The Texas Department of Criminal Justice announced last week that it had initiated an investigation into claims that Jeffs used the phone to preach to his congregation on Christmas Day.
Records show that Jeffs made two phone calls on Christmas Day, said Jason Clark, a Criminal Justice Department spokesman, who declined to identify the people who lost their phone privileges with Jeffs.
"It would be a violation of the rules if the person called were to place the call on speaker phone or record the conversation. The Office of Inspector General has asked us to suspend the accounts of certain individuals on his calling list while they continue to investigate," said Clark.

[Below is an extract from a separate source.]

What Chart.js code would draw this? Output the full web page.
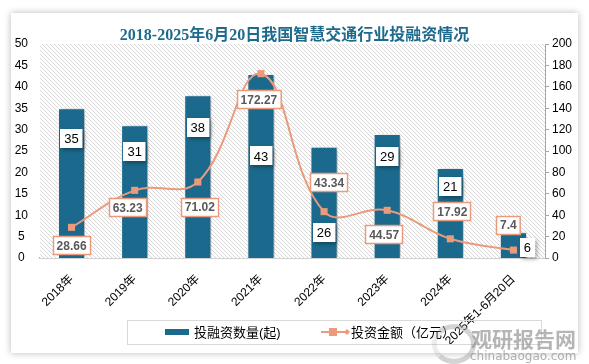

Texas inmates are allowed to call as many as 10 people who have registered with the offender phone system vendor. Calls can be up to 15 minutes in length, and offenders are limited to 240 minutes of phone time per month. All calls are recorded and monitored except those between an inmate and his attorney.
Jeffs remains isolated in protective custody in the state's Powledge Unit prison facility near Palestine, Texas.
"He has no cellmate. No prison job. And the only time he leaves it (his cell) is for a shower and recreation," Clark said.
Jeffs, the leader of the Fundamentalist Church of Jesus Christ of Latter-day Saints, is serving a life-plus-20-year term in Texas for sexual assault. He was convicted in early August of the aggravated sexual assaults of a 12-year-old girl and a 15-year-old girl that Jeffs claimed were his "spiritual wives."
The 10,000-member church is a breakaway Mormon sect that openly practices polygamy in the twin border towns of Hildale, Utah, and Colorado City, Arizona, as well as on its Yearning For Zion ranch near Eldorado, Texas. The mainstream Mormon church renounced polygamy more than a century ago.
Many sect members have disavowed Jeffs over his criminal convictions, while others are defending him and casting his conviction on sexual assault charges as an act of persecution.
Last week, a long-time follower of Jeffs said he had been ex-communicated after admitting to having sex with his wife -- a violation of an order that the sect leader apparently issued from behind bars. The church member spoke on condition of anonymity because of the sensitivity of the issue.